I think this is where we often find ourselves. We’ve risked a lot, we’ve followed where God led. Maybe it’s as simple as taking a stand with your friends or coworkers, letting them know that you are a Jesus follower. Maybe it was extending hospitality to a neighbor. Maybe it was selling all we had and giving the proceeds to the poor. And suddenly our coworkers look at us a little differently and guard their conversation around us. Maybe the neighbor snubbed us or their kids pick on our kids. Maybe we sold everything we had and now we’re the one’s trying to stretch one welfare check to meet all our family’s needs. We were faithful, shouldn’t God be faithful?

This is where Jesus comes to meet us. He tells us, The child is not dead but asleep--things are not the way the seem. I read in a book on Mark that we shouldn’t understand this statement as denial. The book said, “Death is called ‘sleep,’ not to pretend it is not real, but to deny that it is ultimate” (Eugenen Boring, Mark, 162). Are our pains and concerns real? Yes. Are they serious? Amen, they’re serious. Would I have had a hard time communicating with the gypsy man on the bus? Yeah. Would I have lost my favorite pair of shoes? Yep. But this is only half the truth.

Jesus leads his closest followers and the girl’s father and mother into the room. And here’s the dead girl. Her body is the ultimate source of uncleanness. And yet even this uncleanness can’t stand up to Jesus. Jesus reaches out, holds her hand, and says, "Talitha koum," which Mark explains means, “Little girl, I say to you, get up.” And death has to leave where Jesus comes, his holiness wins out against anything that would separate us from God.

So were the bleeding woman and the girl’s father right to be afraid? They certainly seemed to have reasons to be. When I was on the bus, I certainly seemed to have reasons to be afraid. But they go with Jesus, they believe, because Jesus has the ultimate word, the ultimate power. He leads us into the inner room and speaks to us words of resurrection: “My child, I say to you, arise.” He lifts us from our fears and concerns, our legitimate worries about how we’re going to make it. He lifts us into the resurrection life of God, the new life of God, the life of God’s kingdom. He brings us into the life we’re looking forward to celebrating at Easter when Jesus himself is the one who is raised after being executed on a cross.
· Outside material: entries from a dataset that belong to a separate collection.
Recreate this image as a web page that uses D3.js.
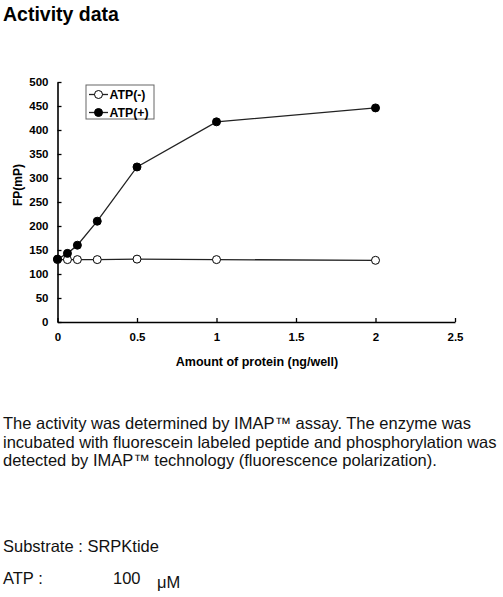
<!DOCTYPE html>
<html><head><meta charset="utf-8">
<script src="https://cdn.jsdelivr.net/npm/d3@7"></script>
<style>body{margin:0;background:#fff;} svg{display:block;}</style>
</head><body>
<script>
const xValues = [0, 0.0625, 0.125, 0.25, 0.5, 1, 2];
const atpMinus = [130, 130, 130, 130, 131, 130, 128.5];
const atpPlus = [131, 143, 160, 210, 323, 417, 446];
const seriesNames = ["ATP(-)", "ATP(+)"];
const xTicks = [0, 0.5, 1, 1.5, 2, 2.5];
const yTicks = [0, 50, 100, 150, 200, 250, 300, 350, 400, 450, 500];
const titleText = "Activity data";
const xTitle = "Amount of protein (ng/well)";
const yTitle = "FP(mP)";
const paragraph = [
  "The activity was determined by IMAP\u2122 assay. The enzyme was",
  "incubated with fluorescein labeled peptide and phosphorylation was",
  "detected by IMAP\u2122 technology (fluorescence polarization)."
];

const W = 503, H = 597;
const svg = d3.select("body").append("svg").attr("width", W).attr("height", H);
const font = "Arial, 'Liberation Sans', sans-serif";

svg.append("text").attr("x", 3).attr("y", 21).attr("font-family", font)
  .attr("font-weight", "bold").attr("font-size", 19.5).text(titleText);

const x = d3.scaleLinear().domain([0, 2.5]).range([57.5, 455]);
const y = d3.scaleLinear().domain([0, 500]).range([322, 82]);

const g = svg.append("g");
const xAxis = g.append("g").attr("transform", `translate(0,${y(0)})`)
  .call(d3.axisBottom(x).tickValues(xTicks).tickSizeInner(-4).tickSizeOuter(0)
    .tickFormat(d => d3.format("")(d)).tickPadding(11));
const yAxis = g.append("g").attr("transform", `translate(${x(0)},0)`)
  .call(d3.axisLeft(y).tickValues(yTicks).tickSizeInner(-4).tickSizeOuter(0).tickPadding(9));
[xAxis, yAxis].forEach(a => {
  a.select(".domain").attr("stroke", "#000").attr("stroke-width", 1.6);
  a.selectAll(".tick line").attr("stroke", "#000").attr("stroke-width", 1.3);
  a.selectAll("text").attr("font-family", font).attr("font-weight", "bold")
    .attr("font-size", 11.5).attr("fill", "#000");
});
xAxis.selectAll("text").attr("dy", "0.71em");

svg.append("text").attr("x", 257).attr("y", 366).attr("text-anchor", "middle")
  .attr("font-family", font).attr("font-weight", "bold").attr("font-size", 12.5).text(xTitle);
svg.append("text").attr("transform", "translate(22,185) rotate(-90)").attr("text-anchor", "middle")
  .attr("font-family", font).attr("font-weight", "bold").attr("font-size", 12).text(yTitle);

const line = d3.line().x((d, i) => x(xValues[i])).y(d => y(d));
const series = [
  {name: seriesNames[0], vals: atpMinus, fill: "#fff"},
  {name: seriesNames[1], vals: atpPlus, fill: "#000"}
];
series.forEach(s => {
  svg.append("path").attr("d", line(s.vals)).attr("fill", "none")
    .attr("stroke", "#222").attr("stroke-width", 1.3);
});
series.forEach(s => {
  svg.append("g").selectAll("circle").data(s.vals).join("circle")
    .attr("cx", (d, i) => x(xValues[i])).attr("cy", d => y(d)).attr("r", 4)
    .attr("fill", s.fill).attr("stroke", "#000").attr("stroke-width", 1);
});

// legend
const leg = svg.append("g");
leg.append("rect").attr("x", 86).attr("y", 85).attr("width", 68).attr("height", 34)
  .attr("fill", "#fff").attr("stroke", "#666").attr("stroke-width", 1);
series.forEach((s, i) => {
  const ly = 94.5 + i * 18;
  leg.append("line").attr("x1", 89).attr("x2", 108).attr("y1", ly).attr("y2", ly)
    .attr("stroke", "#222").attr("stroke-width", 1.3);
  leg.append("circle").attr("cx", 98.5).attr("cy", ly).attr("r", 4)
    .attr("fill", s.fill).attr("stroke", "#000");
  leg.append("text").attr("x", 109.5).attr("y", ly + 4.3).attr("font-family", font)
    .attr("font-weight", "bold").attr("font-size", 12.3).text(s.name);
});

// text block
paragraph.forEach((t, i) => {
  svg.append("text").attr("x", 3).attr("y", 429.3 + i * 18.4).attr("font-family", font)
    .attr("font-size", 16.5).attr("fill", "#111").text(t);
});
svg.append("text").attr("x", 3).attr("y", 551.7).attr("font-family", font)
  .attr("font-size", 16.5).attr("fill", "#111").text("Substrate : SRPKtide");
svg.append("text").attr("x", 3).attr("y", 584).attr("font-family", font)
  .attr("font-size", 16.5).attr("fill", "#111").text("ATP :");
svg.append("text").attr("x", 113).attr("y", 584).attr("font-family", font)
  .attr("font-size", 16.5).attr("fill", "#111").text("100");
svg.append("text").attr("x", 157).attr("y", 588).attr("font-family", font)
  .attr("font-size", 16.5).attr("fill", "#111").text("\u03bcM");
</script>
</body></html>
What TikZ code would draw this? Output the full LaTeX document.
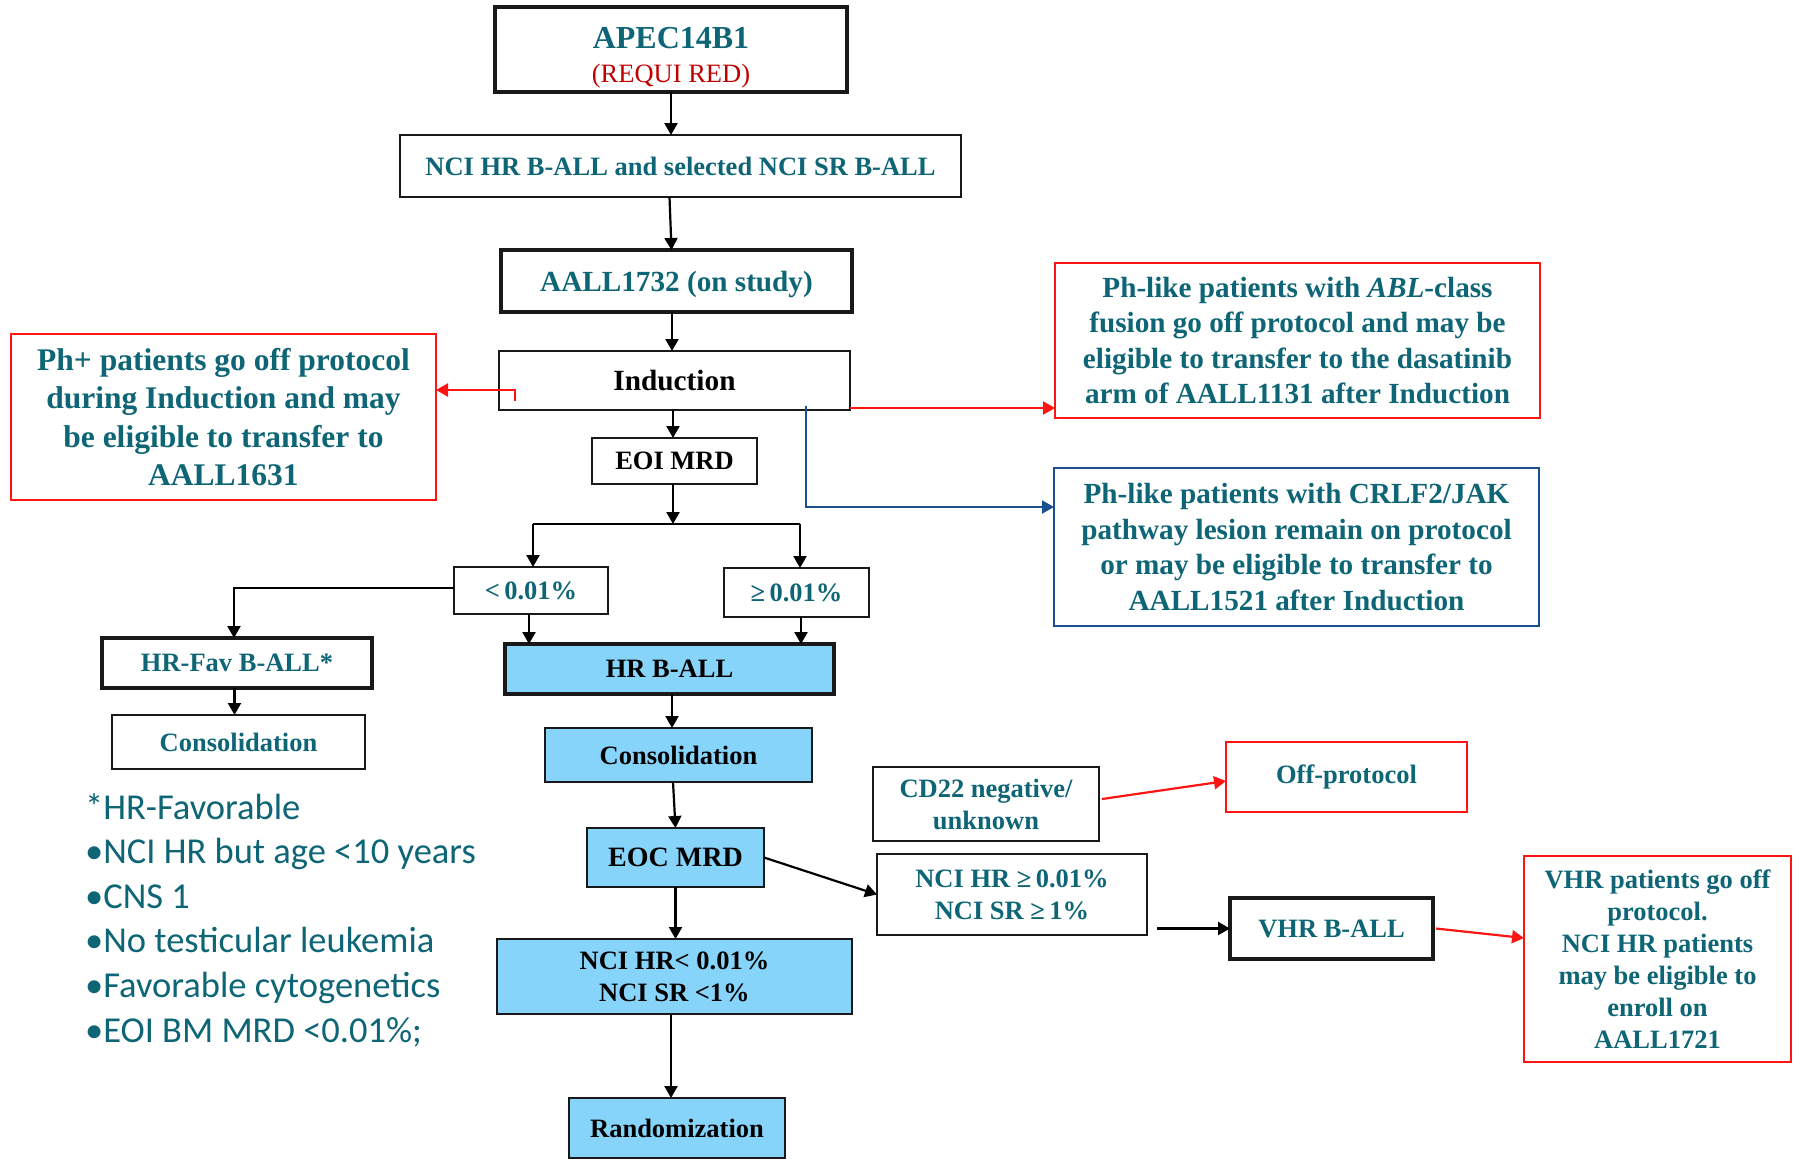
\documentclass[tikz,border=0pt]{standalone}
\usepackage{fontspec}
\setmainfont{Liberation Serif}
\newfontfamily\legendfont{Carlito}
\usetikzlibrary{arrows.meta,calc}
\definecolor{tealtxt}{HTML}{0D6575}
\definecolor{redtxt}{HTML}{C00000}
\definecolor{skyfill}{HTML}{87D4FB}
\definecolor{redline}{HTML}{FF1414}
\definecolor{blueline}{HTML}{1B4F8E}
\begin{document}
\begin{tikzpicture}[x=1pt,y=-1pt,
  box/.style={draw=black!90, line width=2pt, inner sep=0pt, outer sep=0pt, align=center,
    font=\bfseries\fontsize{26.5}{32}\selectfont, text=tealtxt},
  sz/.style 2 args={minimum width=#1pt, minimum height=#2pt},
  thickbox/.style={box, line width=4.5pt},
  skybox/.style={box, fill=skyfill, text=black},
  redbox/.style={box, draw=redline},
  bluebox/.style={box, draw=blueline},
  blk/.style={text=black},
  plainline/.style={line width=2.2pt, draw=black},
  conn/.style={line width=2.2pt, draw=black, -{Triangle[length=12pt,width=13pt]}},
  redconn/.style={conn, draw=redline},
  blueconn/.style={conn, draw=blueline},
  legend/.style={anchor=base west, inner sep=0pt, text=tealtxt, font=\legendfont\fontsize{36.5}{44}\selectfont}
]
\useasboundingbox (0,0) rectangle (1793,1160);

% main column
\node[thickbox, sz={352}{85}] (apec) at (671,49.5)
  {\rule{0pt}{38pt}\fontsize{32}{35}\selectfont APEC14B1\\[2pt]{\mdseries\color{redtxt}\fontsize{26.5}{30}\selectfont (REQUI RED)}};
\node[box, sz={561}{62}] (nci) at (680.5,166) {NCI HR B-ALL and selected NCI SR B-ALL};
\node[thickbox, sz={351}{62}, text depth=0pt, font=\bfseries\fontsize{29.2}{34}\selectfont] (aall) at (676.5,281) {AALL1732 (on study)};
\node[box, blk, sz={351}{59}, font=\bfseries\fontsize{29.3}{34}\selectfont] (ind) at (674.5,380.5) {Induction};
\node[box, blk, sz={165}{46}] (eoi) at (674.5,461) {EOI MRD};
\node[box, sz={154}{47}] (lt) at (531,590.5) {<\,0.01\%};
\node[box, sz={145}{49}] (ge) at (796.5,592.5) {≥\,0.01\%};
\node[box, line width=4pt, sz={270}{50}] (fav) at (237,663) {HR-Fav B-ALL*};
\node[box, sz={253}{54}] (consl) at (238.5,742) {Consolidation};
\node[skybox, line width=4.5pt, sz={329}{50}] (hr) at (669.5,669) {HR B-ALL};
\node[skybox, sz={267}{54}] (consb) at (678.5,755) {Consolidation};
\node[skybox, sz={177}{59}, font=\bfseries\fontsize{28}{33}\selectfont] (eoc) at (675.5,857.5) {EOC MRD};
\node[skybox, sz={355}{75}] (low) at (674.5,976.5) {NCI HR< 0.01\%\\NCI SR <1\%};
\node[skybox, sz={216}{60}] (rand) at (677,1128) {Randomization};

% side boxes
\node[redbox, sz={425}{166}, font=\bfseries\fontsize{31.5}{38.5}\selectfont] (php) at (223.5,417)
  {Ph+ patients go off protocol\\during Induction and may\\be eligible to transfer to\\AALL1631};
\node[redbox, sz={485}{155}, font=\bfseries\fontsize{29.2}{35.4}\selectfont] (abl) at (1297.5,340.5)
  {Ph-like patients with \textit{ABL}-class\\fusion go off protocol and may be\\eligible to transfer to the dasatinib\\arm of AALL1131 after Induction};
\node[bluebox, sz={485}{158}, font=\bfseries\fontsize{29.2}{35.4}\selectfont] (crlf) at (1296.5,547)
  {Ph-like patients with CRLF2/JAK\\pathway lesion remain on protocol\\or may be eligible to transfer to\\AALL1521 after Induction};
\node[box, sz={226}{74}] (cd22) at (986,804) {CD22 negative/\\unknown};
\node[redbox, sz={241}{70}] (off) at (1346.5,777) {Off-protocol};
\node[box, sz={270}{81}] (vhrc) at (1012,894.5) {NCI HR ≥\,0.01\%\\NCI SR ≥\,1\%};
\node[thickbox, sz={203}{61}] (vhr) at (1331.5,928.5) {VHR B-ALL};
\node[redbox, sz={267}{206}, font=\bfseries\fontsize{26.5}{32}\selectfont] (vhrp) at (1657.5,959)
  {VHR patients go off\\protocol.\\NCI HR patients\\may be eligible to\\enroll on\\AALL1721};

% legend
\node[legend] (l1) at (85,819) {*HR-Favorable};
\node[legend] (l2) at (85,863.6) {•NCI HR but age <10 years};
\node[legend] (l3) at (85,908.2) {•CNS 1};
\node[legend] (l4) at (85,952.8) {•No testicular leukemia};
\node[legend] (l5) at (85,997.4) {•Favorable cytogenetics};
\node[legend] (l6) at (85,1042) {•EOI BM MRD <0.01\%;};

% connectors
\draw[conn] (apec.south) -- (apec.south |- nci.north);
\draw[conn] ($(nci.south)+(-11,0)$) -- ($(aall.north)+(-5,0)$);
\draw[conn] ($(aall.south)+(-4.5,0)$) -- ($(ind.north)+(-2.5,0)$);
\draw[conn] ($(ind.south)+(-1.5,0)$) -- ($(eoi.north)+(-1.5,0)$);
\coordinate (jc) at (673,524);
\coordinate (jl) at (533,524);
\coordinate (jr) at (800,524);
\draw[conn] ($(eoi.south)+(-1.5,0)$) -- (jc);
\draw[plainline] (jl) -- (jr);
\draw[conn] (jl) -- (jl |- lt.north);
\draw[conn] (jr) -- (jr |- ge.north);
\draw[conn] ($(lt.west)+(0,-2.5)$) -| ($(fav.north)+(-3,0)$);
\coordinate (a1) at ($(lt.south)+(-2,0)$);
\draw[conn] (a1) -- (a1 |- hr.north);
\coordinate (a2) at ($(ge.south)+(4.5,0)$);
\draw[conn] (a2) -- (a2 |- hr.north);
\coordinate (a3) at ($(fav.south)+(-2.5,0)$);
\draw[conn] (a3) -- (a3 |- consl.north);
\coordinate (a4) at ($(hr.south)+(2.5,0)$);
\draw[conn] (a4) -- (a4 |- consb.north);
\draw[conn] ($(consb.south)+(-5.5,0)$) -- (eoc.north);
\draw[conn] (eoc.south) -- (eoc.south |- low.north);
\coordinate (a5) at ($(low.south)+(-3.5,0)$);
\draw[conn] (a5) -- (a5 |- rand.north);
\draw[conn] (eoc.east) -- (vhrc.west);
\draw[conn] ($(vhrc.east |- vhr.west)+(10,0)$) -- (vhr.west);

\draw[redconn] ($(cd22.east)+(3,-5)$) -- ($(off.west)+(0,4)$);
\draw[redconn] ($(vhr.east)+(3,0)$) -- ($(vhrp.west)+(0,-21)$);
\draw[redconn] ($(ind.south east)+(0,-2)$) -- ($(ind.south east -| abl.west)+(0,-2)$);
\draw[redconn] ($(ind.south west)+(16,-9)$) |- ($(php.east)+(0,-27)$);
\draw[blueconn] ($(ind.south)+(131.5,-4)$) |- ($(crlf.west)+(0,-40)$);
\end{tikzpicture}
\end{document}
We get locked in by our fears, by our feelings that we have no right to be making waves in society, by worries about what our neighbors will think. We don’t run to Jesus and trust him to lead us; we don’t imitate his example; we don’t take off our shoes and give them to the poor guy--after all, it would be awkward and uncomfortable. But those are all lies, or, at best, half-truths. They look at the situation from a purely human level, the level that makes fun of Jesus when he says the girl’s not dead but only asleep. But we’ve been let in on the secret; we’ve experienced Jesus’ resurrection life; we’ve been called into the new world of God’s kingdom. And that’s the ultimate truth, the whole truth.

We spend so much time afraid of taking the next step, afraid of putting our trust in Jesus and then acting on it. Maybe we’re afraid of being vulnerable, of opening the messy places of our lives to others in the community. Maybe we’re ashamed to ask for help. Maybe we dread the awkward moment of starting a conversation with a stranger, or taking off our shoes and walking home in our socks. So this week, I want us to search ourselves for our fears, for the lies that hold us back from from believing Jesus when he says, “My child, arise.” We must move beyond fear to belief, to trust, to action.